LIVE 2017 aims to bring together people who are interested in live programming. Live programming systems abandon the traditional edit-compile-run cycle in favor of fluid user experiences that encourage powerful new ways of “thinking to code” and enable programmers to see and understand their program executions. Programming today requires much mental effort with broken stuttering feedback loops: programmers carefully plan their abstractions, simulating program execution in their heads; the computer is merely a receptacle for the resulting code with a means of executing that code. Live programming aims to create a tighter more fluid feedback loop between the programmer and computer, allowing the computer to augment more of the programming process by, for example, allowing programmers to progressively mine abstractions from concrete examples and providing continuous feedback about how their code will execute. Meanwhile, under the radar of the PL community at large, a nascent community has formed around the related idea of “live coding”—live audiovisual performances which use computers and algorithms as instruments and include live audiences in their programming experiences.

We encourage short research papers, position papers, web essays, tool demonstrations (as videos), and performance proposals in areas such as:

Recent work in REPLs, language environments , code playgrounds, and interactive notebooks.

  • Live visual programming.
  • Programming by example.
  • Programming tools for creative experiences and interactive audio visual performances.
  • Live programming as a learning aid.
  • Fluid debugging experiences
  • Language design in support of the above.

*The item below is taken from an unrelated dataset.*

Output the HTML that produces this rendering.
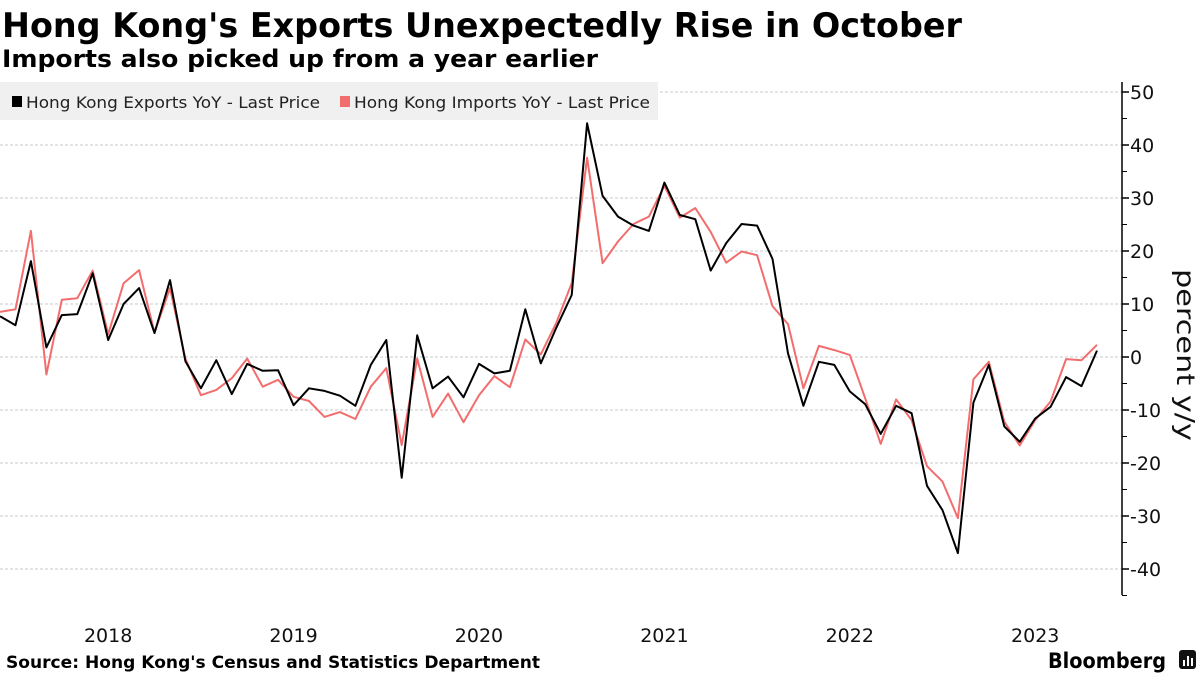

Submissions are due on August 1st and will go through HotCRP @ https://live17.hotcrp.com/paper/new. The workshop is open to various kinds of media: you can write a traditional short paper (PDF), a web essay with embedded videos, a narrated video, or whatever else you think can explain your work best! Content should be consumable in 30 minutes to an hour of casual reader’s time, which means around 5-10 pages for a paper, a video from 10-20 minutes (assuming the viewer would need to pause to contemplate), and essays of around a few pages length. Video and non-paper submissions can by listed as URLs (e.g. to a web page, file locker, or streaming site) in the submission’s abstract.